В октябре 1942 года немецкая артиллерия обстреливает Клушино… После страшных боев Юрий и Валентин пошли осматривать леса. Там они нашли раненого русского полковника (15).
Валентин Гагарин:
Так вот, одна часть ушла, другая сменила ее. В нашем доме разместили мастерскую по ремонту аппаратов связи и зарядке аккумуляторов. Ведал всем этим хозяйством баварский немец, некий Альберт. Изверг из извергов был, но с особо изощренной жестокостью относился он к детям. Мы его сразу же нарекли Чертом. А Юра немедля начал против Черта тайную "партизанскую" войну.
- Идить… суда! - крикнул он мальчишкам.
Ребята прекратили игру, подошли медленно, не доверяя.
- Брать! - разрешил немец.
На ступеньках лежит сахар - в тот момент, когда Бориска уже прикоснулся было к желанному кубику сахара, Черт неожиданно наступил на него, тяжелым сапогом прихватил Борькину руку. Что-то хрустнуло под каблуком, Борис истошно заорал.
- Отпусти, - выкрикнул Юра, - отпусти!
Черт скалит зубы, вертит, вертит каблуком. Ребята стоят растерянные, а Борис уже заходится криком.
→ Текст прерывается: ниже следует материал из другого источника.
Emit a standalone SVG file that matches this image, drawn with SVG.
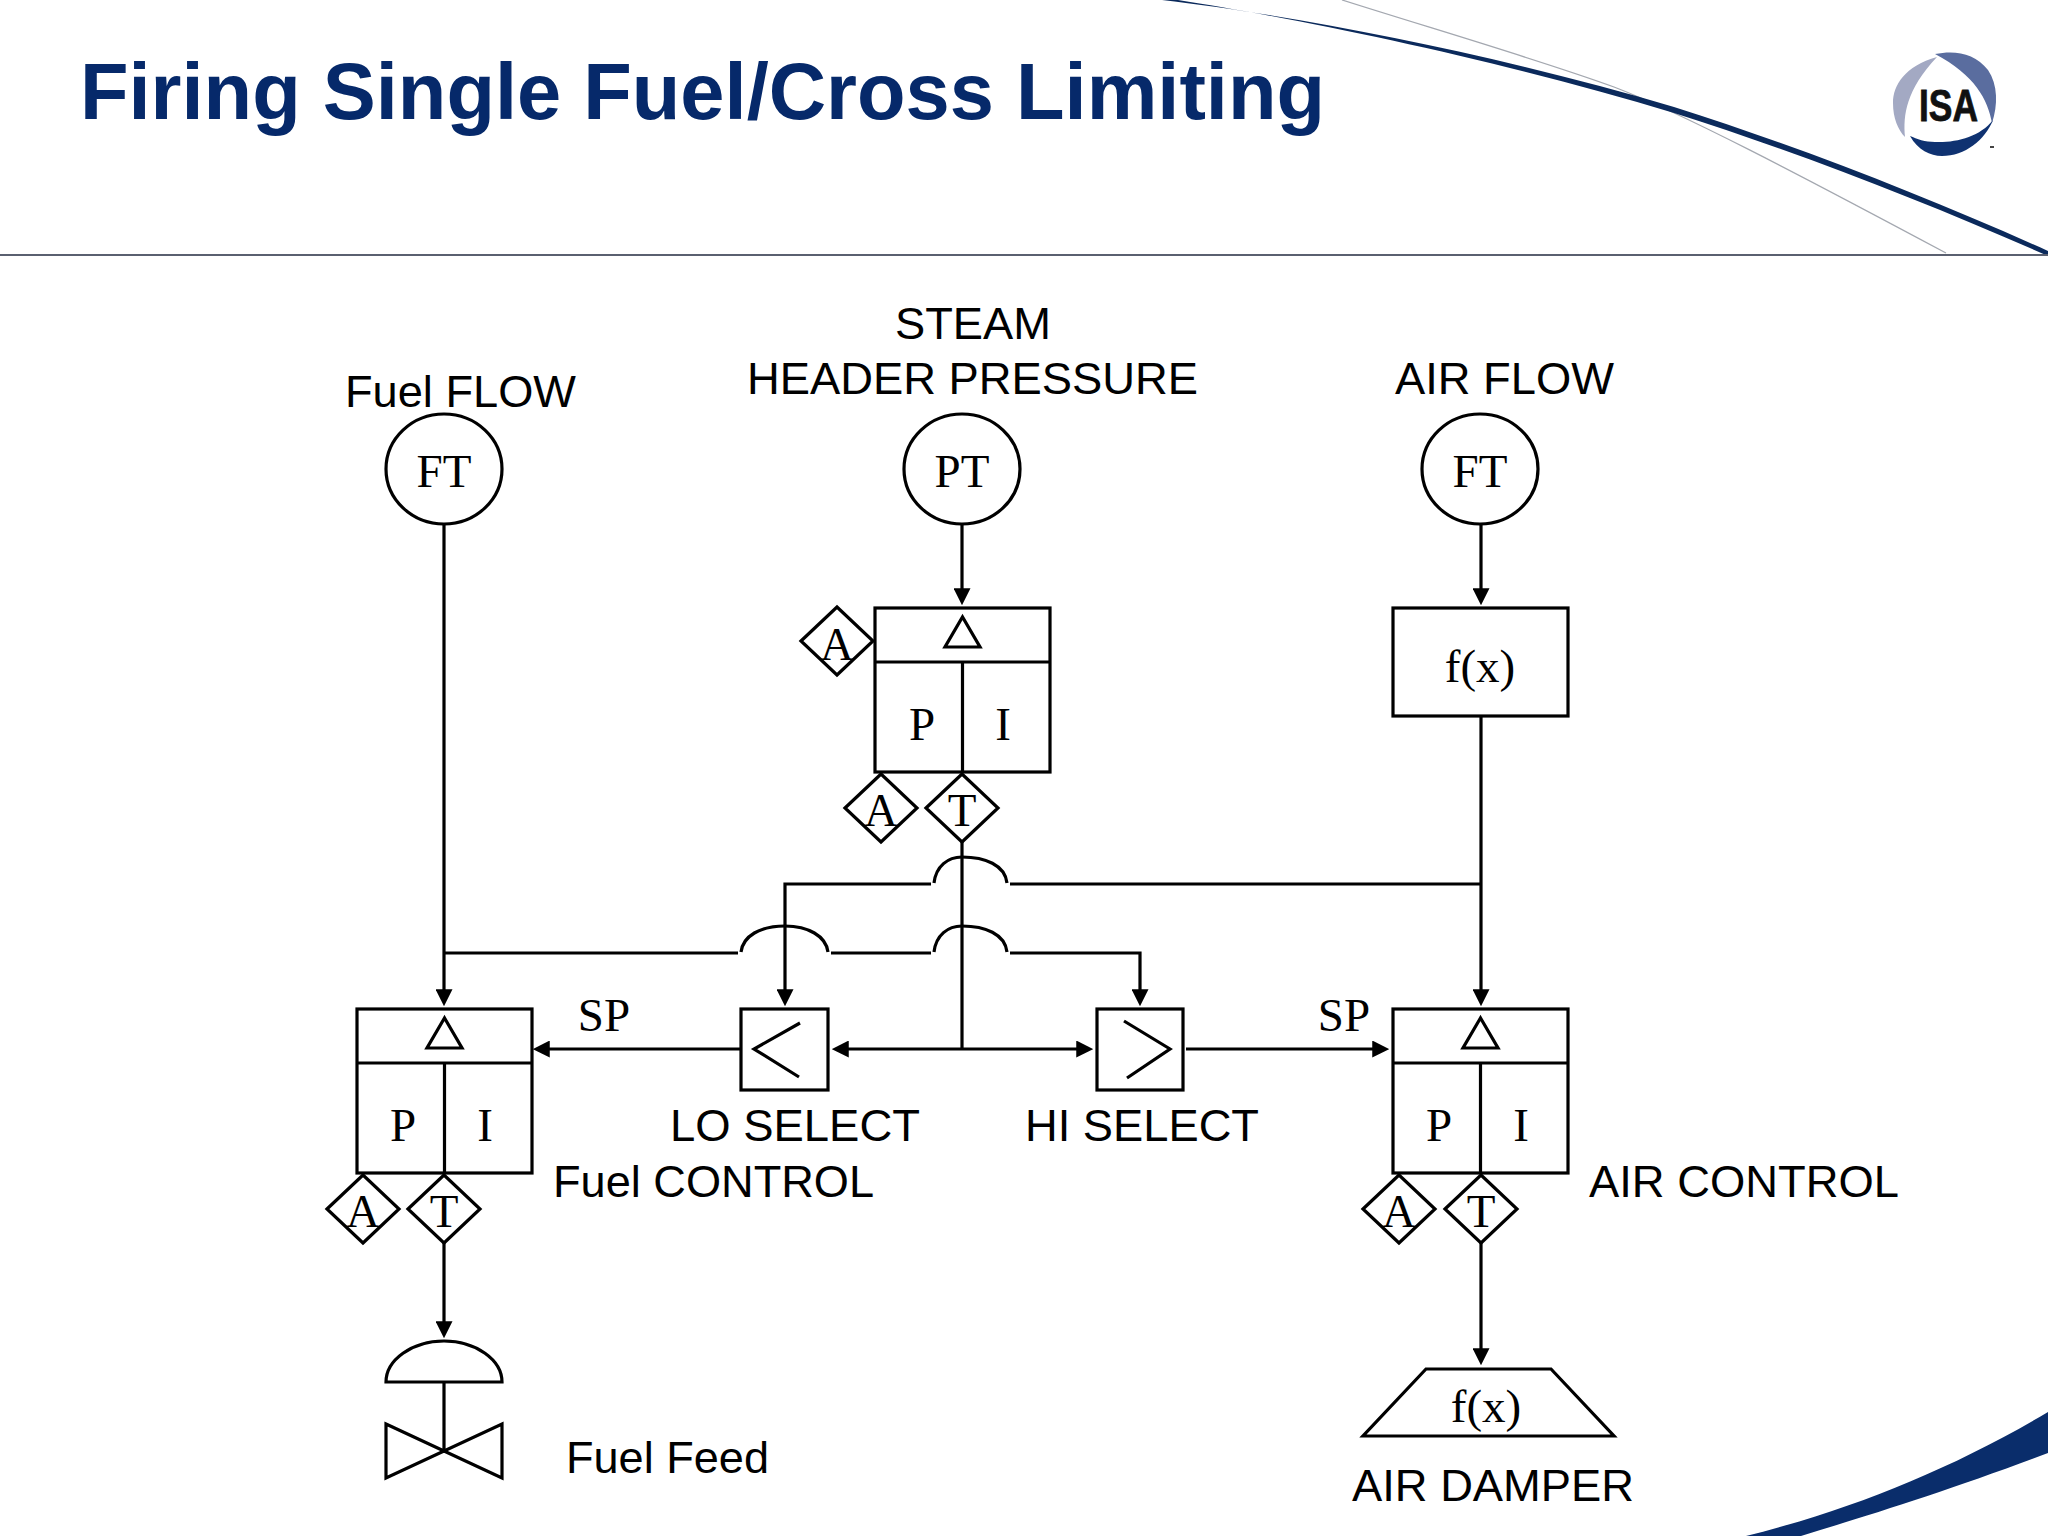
<svg xmlns="http://www.w3.org/2000/svg" width="2048" height="1536" viewBox="0 0 2048 1536">
<style>
.s{fill:none;stroke:#000;stroke-width:3.2;stroke-linejoin:miter}
.c{fill:none;stroke:#000;stroke-width:3.2}
.t{font-family:"Liberation Serif","Times New Roman",serif;font-size:47px;fill:#000;text-anchor:middle}
.a{font-family:"Liberation Sans",Arial,sans-serif;font-size:45px;fill:#000}
</style>
<defs>
<marker id="arrow" markerUnits="userSpaceOnUse" markerWidth="17" markerHeight="17" refX="12" refY="8" orient="auto" viewBox="0 0 16 16"><path d="M0,0L16,8L0,16Z" fill="#000"/></marker>
<g id="pi"><rect class="s" x="0" y="0" width="175" height="164"/><path class="s" d="M0,54H175M87.500,54V164M70,39H105L87.500,9Z"/></g>
<g id="dia"><path class="s" d="M-36,0L0,-34L36,0L0,34Z"/></g>
</defs>
<rect width="2048" height="1536" fill="#fff"/>
<g id="decor">
<path d="M1342,0C1430,28 1540,60 1614,87C1680,112 1800,175 1946,253" fill="none" stroke="#a4a8b0" stroke-width="1.3"/>
<path d="M1162,0C1300,16 1500,55 1674,107C1800,147 1930,198 2048,251V256C1930,204 1800,153 1674,113C1500,60 1300,19 1178,0Z" fill="#0b2a5c"/>
<line x1="0" y1="255" x2="2048" y2="255" stroke="#5a6070" stroke-width="2"/>
<path d="M1746,1536C1850,1510 1950,1470 2048,1412V1453C1950,1490 1870,1515 1801,1536Z" fill="#0a2d6b"/>
<text x="80" y="119" textLength="1245" lengthAdjust="spacingAndGlyphs" style="font-family:'Liberation Sans',Arial,sans-serif;font-weight:700;font-size:79px;fill:#06296a">Firing Single Fuel/Cross Limiting</text>
</g>
<g id="logo">
<path d="M1937,57C1905,66 1893,85 1893,103C1893,118 1898,130 1905,137C1903,115 1906,90 1937,57Z" fill="#a3a9c3"/>
<path d="M1935,54C1955,50 1975,53 1988,70C1998,85 1998,105 1992,123C1988,100 1975,75 1935,54Z" fill="#5a6d9f"/>
<path d="M1910,136C1918,150 1930,156 1942,156C1965,156 1985,140 1993,120C1980,137 1955,143 1935,142C1925,142 1917,139 1910,136Z" fill="#0f3271"/>
<text x="1919" y="121" textLength="59" lengthAdjust="spacingAndGlyphs" style="font-family:'Liberation Sans',Arial,sans-serif;font-weight:700;font-size:44px;fill:#111;stroke:#111;stroke-width:.8">ISA</text>
<rect x="1990" y="146" width="4" height="2" fill="#444"/>
</g>
<g id="connectors">
<path class="c" d="M444,524V1002" marker-end="url(#arrow)"/>
<path class="c" d="M962,524V601" marker-end="url(#arrow)"/>
<path class="c" d="M1481,524V601" marker-end="url(#arrow)"/>
<path class="c" d="M1481,716V1002" marker-end="url(#arrow)"/>
<path class="c" d="M962,842V1049"/>
<path class="c" d="M962,1049H836" marker-end="url(#arrow)"/>
<path class="c" d="M962,1049H1089" marker-end="url(#arrow)"/>
<path class="c" d="M741,1049H537" marker-end="url(#arrow)"/>
<path class="c" d="M1186,1049H1385" marker-end="url(#arrow)"/>
<path class="c" d="M931,884H785V1002" marker-end="url(#arrow)"/>
<path class="c" d="M1010,884H1481"/>
<path class="c" d="M934,883C936,866 948,857 962,857C985,857 1005,865 1007,883"/>
<path class="c" d="M444,953H738"/>
<path class="c" d="M741,952C743,936 760,926 785,926C808,926 826,936 828,952"/>
<path class="c" d="M831,953H931"/>
<path class="c" d="M934,952C936,935 948,926 962,926C985,926 1005,934 1007,952"/>
<path class="c" d="M1010,953H1140V1002" marker-end="url(#arrow)"/>
<path class="c" d="M444,1243V1334" marker-end="url(#arrow)"/>
<path class="c" d="M1481,1243V1361" marker-end="url(#arrow)"/>
</g>
<g id="ft-fuel"><ellipse class="s" cx="444" cy="469" rx="58" ry="55"/><text class="t" x="444" y="487">FT</text></g>
<g id="pt-steam"><ellipse class="s" cx="962" cy="469" rx="58" ry="55"/><text class="t" x="962" y="487">PT</text></g>
<g id="ft-air"><ellipse class="s" cx="1480" cy="469" rx="58" ry="55"/><text class="t" x="1480" y="487">FT</text></g>
<g id="pi-steam">
<use href="#pi" x="875" y="608"/>
<use href="#dia" x="837" y="641"/><text class="t" x="837" y="660">A</text>
<use href="#dia" x="881" y="808"/><text class="t" x="881" y="826">A</text>
<use href="#dia" x="962" y="808"/><text class="t" x="962" y="826">T</text>
<text class="t" x="922" y="740">P</text><text class="t" x="1003" y="740">I</text>
</g>
<g id="pi-fuel">
<use href="#pi" x="357" y="1009"/>
<use href="#dia" x="363" y="1209"/><text class="t" x="363" y="1227">A</text>
<use href="#dia" x="444" y="1209"/><text class="t" x="444" y="1227">T</text>
<text class="t" x="403" y="1141">P</text><text class="t" x="485" y="1141">I</text>
</g>
<g id="pi-air">
<use href="#pi" x="1393" y="1009"/>
<use href="#dia" x="1399" y="1209"/><text class="t" x="1399" y="1227">A</text>
<use href="#dia" x="1481" y="1209"/><text class="t" x="1481" y="1227">T</text>
<text class="t" x="1439" y="1141">P</text><text class="t" x="1521" y="1141">I</text>
</g>
<g id="fx"><rect class="s" x="1393" y="608" width="175" height="108"/><text class="t" x="1480" y="682">f(x)</text></g>
<g id="lo-select"><rect class="s" x="741" y="1009" width="87" height="81"/><path class="s" d="M800,1023L754,1049L799,1077"/></g>
<g id="hi-select"><rect class="s" x="1097" y="1009" width="86" height="81"/><path class="s" d="M1124,1021L1170,1049L1127,1078"/></g>
<g id="fuel-valve"><path class="s" d="M386,1382C386,1360 412,1341 444,1341C476,1341 502,1360 502,1382Z"/><path class="s" d="M444,1382V1451M386,1424L502,1478V1424L386,1478Z"/></g>
<g id="air-damper"><path class="s" d="M1426,1369H1551L1614,1436H1363Z"/><text class="t" x="1486" y="1422">f(x)</text></g>
<g id="labels">
<text class="t" x="604" y="1031">SP</text>
<text class="t" x="1344" y="1031">SP</text>
<text class="a" x="345" y="407" textLength="231" lengthAdjust="spacingAndGlyphs">Fuel FLOW</text>
<text class="a" x="895" y="339" textLength="156" lengthAdjust="spacingAndGlyphs">STEAM</text>
<text class="a" x="747" y="394" textLength="451" lengthAdjust="spacingAndGlyphs">HEADER PRESSURE</text>
<text class="a" x="1395" y="394" textLength="219" lengthAdjust="spacingAndGlyphs">AIR FLOW</text>
<text class="a" x="670" y="1141" textLength="250" lengthAdjust="spacingAndGlyphs">LO SELECT</text>
<text class="a" x="1025" y="1141" textLength="234" lengthAdjust="spacingAndGlyphs">HI SELECT</text>
<text class="a" x="553" y="1197" textLength="321" lengthAdjust="spacingAndGlyphs">Fuel CONTROL</text>
<text class="a" x="1589" y="1197" textLength="310" lengthAdjust="spacingAndGlyphs">AIR CONTROL</text>
<text class="a" x="566" y="1473" textLength="203" lengthAdjust="spacingAndGlyphs">Fuel Feed</text>
<text class="a" x="1352" y="1501" textLength="282" lengthAdjust="spacingAndGlyphs">AIR DAMPER</text>
</g>
</svg>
Тут случилось что-то невероятное, неожиданное. Юра отошел назад, разбежался и головой что было мочи ударил немца в живот, ниже блестящей ременной пряжки. Тот ахнул, с маху шлепнулся на ступеньки, сел, оторопело, на крыльце (1).
Юра, которому тогда было восемь, разбежался и заехал головой Альберту между ног… Солдат взвыл, согнувшись в три погибели. Эта история могла бы закончиться трагически, но Юре повезло. Через пару минут подкатил автомобиль, загруженный аккумуляторами - в доме Гагариных немцы устроили пункт по их зарядке. Им заведовал Альберт. Ему пришлось заняться приемкой аппаратов (25).